Scalable detection of statistically significant communities and hierarchies, using message-passing for modularity
This addresses the issue of statistically significant community detection for network scientists, offering a scalable method that improves reliability over previous approaches.
The paper tackled the problem of unreliable community detection in networks due to modularity maximization producing many competing partitions and false communities in random graphs. The result was a belief propagation algorithm that finds consensus partitions, works down to the detectability transition, and efficiently reveals hierarchical structures in real-world networks.

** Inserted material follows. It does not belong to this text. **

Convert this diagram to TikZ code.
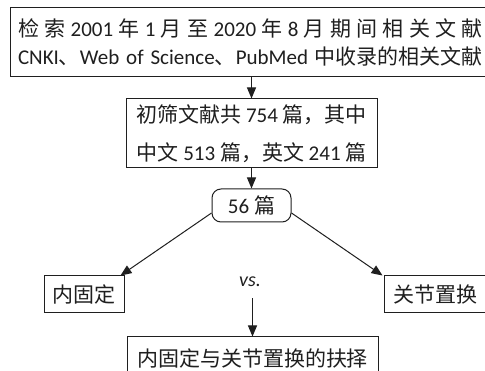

Modularity is a popular measure of community structure. However, maximizing the modularity can lead to many competing partitions, with almost the same modularity, that are poorly correlated with each other. It can also produce illusory "communities" in random graphs where none exist. We address this problem by using the modularity as a Hamiltonian at finite temperature, and using an efficient Belief Propagation algorithm to obtain the consensus of many partitions with high modularity, rather than looking for a single partition that maximizes it. We show analytically and numerically that the proposed algorithm works all the way down to the detectability transition in networks generated by the stochastic block model. It also performs well on real-world networks, revealing large communities in some networks where previous work has claimed no communities exist. Finally we show that by applying our algorithm recursively, subdividing communities until no statistically-significant subcommunities can be found, we can detect hierarchical structure in real-world networks more efficiently than previous methods.